TASK PROMPT:
Repeat the material exactly from its first line to the line that includes "142545, 142809, 142503, 142736, 143048]". Skip pictures.

DATA:
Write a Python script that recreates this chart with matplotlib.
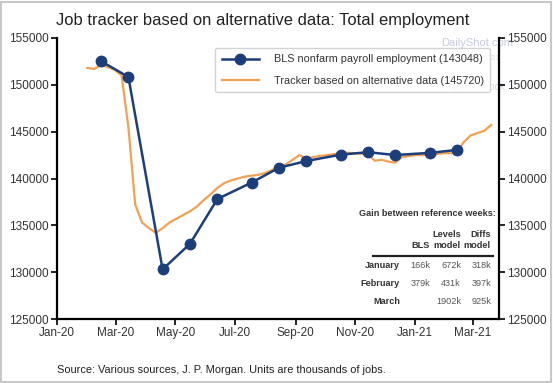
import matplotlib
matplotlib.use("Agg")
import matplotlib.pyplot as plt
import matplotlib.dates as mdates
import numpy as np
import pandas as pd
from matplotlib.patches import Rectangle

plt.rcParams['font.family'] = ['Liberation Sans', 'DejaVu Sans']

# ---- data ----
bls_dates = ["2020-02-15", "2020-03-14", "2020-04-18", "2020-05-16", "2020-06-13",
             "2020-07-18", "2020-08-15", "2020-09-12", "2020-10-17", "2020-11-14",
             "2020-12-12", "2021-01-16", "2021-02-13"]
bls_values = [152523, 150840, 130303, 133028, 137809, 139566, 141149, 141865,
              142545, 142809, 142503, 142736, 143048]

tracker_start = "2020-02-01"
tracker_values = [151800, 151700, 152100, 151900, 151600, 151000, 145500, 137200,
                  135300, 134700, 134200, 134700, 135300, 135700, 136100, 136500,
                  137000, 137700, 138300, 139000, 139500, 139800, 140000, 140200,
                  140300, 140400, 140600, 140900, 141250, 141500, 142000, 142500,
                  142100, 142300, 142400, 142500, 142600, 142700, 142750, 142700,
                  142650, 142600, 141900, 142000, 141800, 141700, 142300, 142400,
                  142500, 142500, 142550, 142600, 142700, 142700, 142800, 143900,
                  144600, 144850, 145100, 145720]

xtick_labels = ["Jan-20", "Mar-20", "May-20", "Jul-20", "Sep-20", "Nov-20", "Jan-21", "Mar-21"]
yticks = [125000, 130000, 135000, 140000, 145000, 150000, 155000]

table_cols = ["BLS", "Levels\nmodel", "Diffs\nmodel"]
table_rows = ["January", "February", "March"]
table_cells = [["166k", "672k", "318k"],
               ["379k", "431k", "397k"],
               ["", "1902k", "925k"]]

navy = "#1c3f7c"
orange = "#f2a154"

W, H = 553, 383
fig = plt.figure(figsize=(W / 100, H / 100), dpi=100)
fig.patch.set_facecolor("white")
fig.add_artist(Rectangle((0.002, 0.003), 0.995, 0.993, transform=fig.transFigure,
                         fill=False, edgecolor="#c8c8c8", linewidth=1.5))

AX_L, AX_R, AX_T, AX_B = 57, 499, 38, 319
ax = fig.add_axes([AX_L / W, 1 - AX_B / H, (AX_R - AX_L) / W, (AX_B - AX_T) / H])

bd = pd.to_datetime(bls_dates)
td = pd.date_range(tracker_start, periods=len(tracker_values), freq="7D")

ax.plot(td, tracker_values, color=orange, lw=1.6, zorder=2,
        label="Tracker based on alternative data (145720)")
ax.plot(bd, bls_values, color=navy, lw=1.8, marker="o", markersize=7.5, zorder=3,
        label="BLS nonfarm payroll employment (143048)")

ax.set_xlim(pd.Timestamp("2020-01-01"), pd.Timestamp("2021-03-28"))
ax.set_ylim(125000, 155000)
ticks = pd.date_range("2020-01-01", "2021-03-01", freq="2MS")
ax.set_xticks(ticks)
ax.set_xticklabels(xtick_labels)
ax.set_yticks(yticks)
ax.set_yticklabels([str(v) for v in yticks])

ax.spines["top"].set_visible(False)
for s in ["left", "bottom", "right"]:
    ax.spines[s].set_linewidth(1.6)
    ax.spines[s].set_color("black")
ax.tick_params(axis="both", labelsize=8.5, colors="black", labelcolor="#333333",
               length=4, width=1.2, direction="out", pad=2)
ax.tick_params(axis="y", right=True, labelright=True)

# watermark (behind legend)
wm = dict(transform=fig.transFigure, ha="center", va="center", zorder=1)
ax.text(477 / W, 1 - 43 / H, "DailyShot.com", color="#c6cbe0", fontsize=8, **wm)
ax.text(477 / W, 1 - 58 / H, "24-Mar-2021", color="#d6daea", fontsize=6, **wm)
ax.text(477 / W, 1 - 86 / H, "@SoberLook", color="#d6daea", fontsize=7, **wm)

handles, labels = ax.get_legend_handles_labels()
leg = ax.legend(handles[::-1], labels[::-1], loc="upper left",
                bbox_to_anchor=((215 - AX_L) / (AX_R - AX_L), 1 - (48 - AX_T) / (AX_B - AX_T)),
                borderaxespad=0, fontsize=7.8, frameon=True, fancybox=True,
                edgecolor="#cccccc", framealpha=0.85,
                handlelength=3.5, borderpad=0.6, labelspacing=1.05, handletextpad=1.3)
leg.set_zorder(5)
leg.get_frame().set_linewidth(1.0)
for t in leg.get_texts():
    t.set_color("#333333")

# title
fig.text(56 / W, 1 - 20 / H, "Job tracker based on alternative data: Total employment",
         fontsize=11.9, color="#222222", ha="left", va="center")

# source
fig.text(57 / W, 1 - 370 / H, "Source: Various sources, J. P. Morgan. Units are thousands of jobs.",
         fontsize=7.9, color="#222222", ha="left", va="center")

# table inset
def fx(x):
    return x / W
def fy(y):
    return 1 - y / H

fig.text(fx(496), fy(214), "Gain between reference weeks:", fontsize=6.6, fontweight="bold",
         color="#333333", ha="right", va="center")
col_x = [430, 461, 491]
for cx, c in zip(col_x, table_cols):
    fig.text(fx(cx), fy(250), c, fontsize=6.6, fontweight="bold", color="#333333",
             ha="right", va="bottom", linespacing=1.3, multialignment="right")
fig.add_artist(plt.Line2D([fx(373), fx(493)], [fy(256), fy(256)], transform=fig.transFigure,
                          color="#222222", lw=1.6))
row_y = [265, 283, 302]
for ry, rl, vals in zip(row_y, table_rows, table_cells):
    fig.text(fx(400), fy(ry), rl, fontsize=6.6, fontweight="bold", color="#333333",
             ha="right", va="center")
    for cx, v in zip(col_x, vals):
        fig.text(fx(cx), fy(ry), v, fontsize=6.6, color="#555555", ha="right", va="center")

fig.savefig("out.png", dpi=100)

EXERCISE OUTPUT:
Write a Python script that recreates this chart with matplotlib.
import matplotlib
matplotlib.use("Agg")
import matplotlib.pyplot as plt
import matplotlib.dates as mdates
import numpy as np
import pandas as pd
from matplotlib.patches import Rectangle

plt.rcParams['font.family'] = ['Liberation Sans', 'DejaVu Sans']

# ---- data ----
bls_dates = ["2020-02-15", "2020-03-14", "2020-04-18", "2020-05-16", "2020-06-13",
             "2020-07-18", "2020-08-15", "2020-09-12", "2020-10-17", "2020-11-14",
             "2020-12-12", "2021-01-16", "2021-02-13"]
bls_values = [152523, 150840, 130303, 133028, 137809, 139566, 141149, 141865,
              142545, 142809, 142503, 142736, 143048]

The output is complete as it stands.